THE EVOLUTION OF A CRAFTSMAN
What IPL 2026 has also revealed is that Hosein is not merely executing a formula he has always possessed. He is evolving. Throughout his international career, his swinging arm ball, a delivery that peels away from right-handers, and his ability to relentlessly target the stumps, were his primary weapons, earning him 21 wickets at an economy of 6.2 against right-handed batters since 2024 alone.
This season, he has been braver with his stock ball, the classical spinner’s delivery, turning into the right-hander. He has not abandoned the arm ball, but he has used it differently, deploying it to tie batters up rather than as his primary attacking option. The shift is subtle but significant. It signals a bowler confident enough to lead with his spin, to invite the batter to play, and to beat them with turn rather than deviation.
“Thankfully, I can spin as well as bowl the arm ball,” Hosein said.
“It’s about picking which delivery will give me more success against a particular bowler and on a particular condition.”
This adaptability, the willingness to assess conditions rapidly and recalibrate, is the hallmark of a truly elite T20 bowler. Hosein possesses it in abundance.
THE NOOR EFFECT
Perhaps the most understated dimension of Hosein’s contribution to CSK this season lies not in what he does with the ball himself, but in what he enables others to do.
Noor Ahmed, the young Afghan mystery spinner, has been one of CSK’s standout performers in IPL 2026 with 11 wickets in 10 matches. On the surface, those are strong numbers. But dig a layer deeper and a striking pattern emerges: nine of those 11 wickets have come in the five matches where Hosein has played alongside him.
This is not a coincidence. This is knowledge transfer in action.
“When getting the opportunity to bowl first, I want to make that assessment as quickly as possible and then passing on the information to Noor, or even to the seamers as well,” Hosein said.
“So, conversations with myself and Noor have been fantastic.
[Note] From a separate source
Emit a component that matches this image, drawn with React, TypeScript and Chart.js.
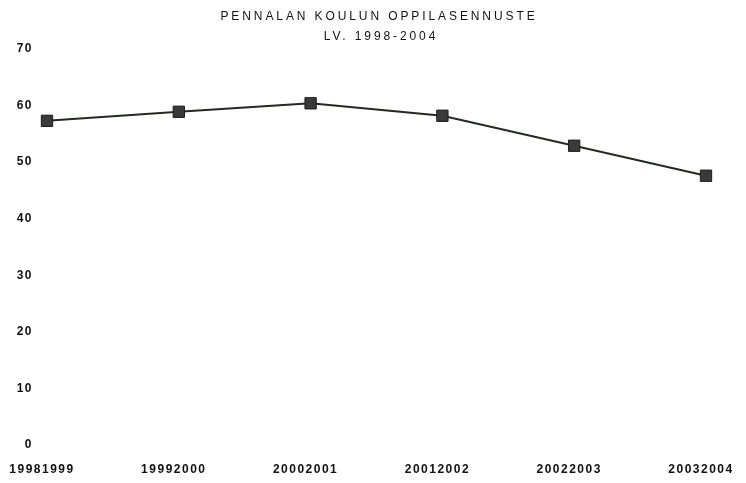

I am really happy he is getting success. It’s about passing on the information so that when my teammates come on to bowl, they can be more successful than me and put our team in a winning position.”
There is something genuinely rare about a bowler who frames his own excellence in terms of what it can do for a teammate. Hosein reads the pitch first, understands its character, then passes that intelligence down the chain. By the time Noor runs in to bowl, the ground has already been mapped.
IPL’s OVERLOOKED GEM
The broader question IPL 2026 raises is a damning one for the franchises who looked past Hosein for so long. Here is a man who has 261 T20 wickets from 278 matches. A man who has shone in most franchise-based T20 leagues, proved his worth at T20 World Cups, and held the top T20I ranking for spinners. And yet, for over a decade, no IPL franchise considered him worth a sustained investment.
CSK did. And the rewards are visible every time he runs in to bowl in those first six overs — measured, unhurried, completely in command.
Hosein himself is philosophical about not playing every game for CSK this season.
“I think it can be difficult, but you have to be open-minded,” he said.
“For me, it’s about what the team requires. We are open to taking decisions that are made for the team. I know the staff are doing what’s best for the team.”
It is the equanimity of a man comfortable in his own skin. One who has waited long enough, worked hard enough, and earned the right to let his bowling do the talking.
In IPL 2026, the Powerplay King finally has his kingdom. And he is making every over count.